What does Azure have to do with Machine Learning?

As most of you already know, Azure provides a collection of cloud based services.
With Azure Machine Learning, you can use this technology right now on the cloud without investing in it individually. Microsoft has made it conveniently accessible through a browser.



Making it work / Getting started
With just your browser, you can navigate this amazing technology. Simply log on to Azure Machine Learning, and choose a plan that works for you. You will then be redirected to the Azure Machine Learning Studio. This is where you will import your data and build your own algorithms based on it.

You can choose from a wide range of options such as: data format conversions, data I/O, data transformations, R Language and Python modules so you can write your own custom code, web service so you can import your own web service inside of the algorithm, and at the core are the benefits of the options using machine learning.
With the machine learning options, you have access to 4 core functionalities you can place in your algorithm:

          ⦁ Evaluate 
          ⦁ Initialize Model
          ⦁ Score
          ⦁ Train

The tool has a flow chart kind of feel to it making it very user friendly.

Look at the example below:


This is a very simple example based on the Tour tutorial given in the studio but as you can see, it takes in a data set, splits the data, trains the model, scores the model, then you can evaluate the model which is the data and that will be your output. In the Evaluate Model box, there is an option where you can visualize your data after the algorithm has finished running and you can see the results of the algorithm.

Use case for a business

As of 06/27/2017, there are 905 case studies available through the use of Azure Machine Learning from industries such as banking, education, healthcare, manufacturing, media, retail, and a few more.

So coming back to our earlier example of items, let’s be more specific. Let’s say I, as a retailer sell mobile phones. In my data set, I placed sales from the past 2 years also including when they were sold etc. As part of my data set, I can also add data such as specs like megapixels of the camera, screen resolution, etc. Since I’m a retailer selling phones, I release a new version of the phone every year. So we have 2 data sets:

⦁ A phone that was sold in year one

⦁ A new phone that was sold in year two

I can then place both of these data sets in the algorithm. And automatically, it will tell me the sales / comparison between the two. But, let’s say I want to know if my sales will increase or stay the same if I added some new features or updated some features on my phone. I can use one of the available modules in the studio to make that difference happen and I can get a prediction of what those sales might look like based on my past 2 data sets. Similarly, I can even predict sales for the next 10 months and use this information to design my next new phone or upgrade the specs of my existing models with the help of machine learning.


Is Azure Machine Learning my only option?

With the increasing interest in cloud based technologies, Azure Machine Learning is not your only option. While they all offer the same functionality, they work a little bit different from an user interface (UI) standpoint and how algorithms are designed.

Amazon also makes it easy to build out complex ML algorithms easily through models

IBM Watson  offers key features such as simple model creation and deployment of models

BigML was one of the first contenders to bring machine learning for end users and make it easy

Google offers an open source software library called TensorFlow that is used to code Machine Intelligence

But which one should you pick?

 You can’t really go wrong with either choice, they all offer free learning to use their product.

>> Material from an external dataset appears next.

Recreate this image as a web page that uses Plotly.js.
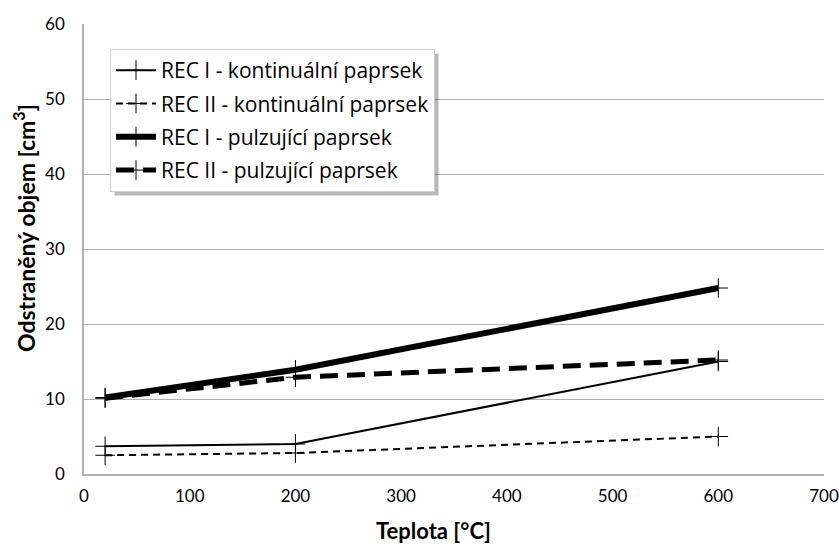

What it really comes down to is preference and what kind of community you want to be involved in. Because they are different companies, they all have different communities and maybe you are a bigger fan of Microsoft than Amazon. So as a user who can’t decide, your best bet would be to explore the products, see how they work then make your decision.


With Microsoft as a new entrant in this technology, users can rest assured that Azure machine learning will have a lot to offer over the next few years as the product improves and works better with businesses worldwide.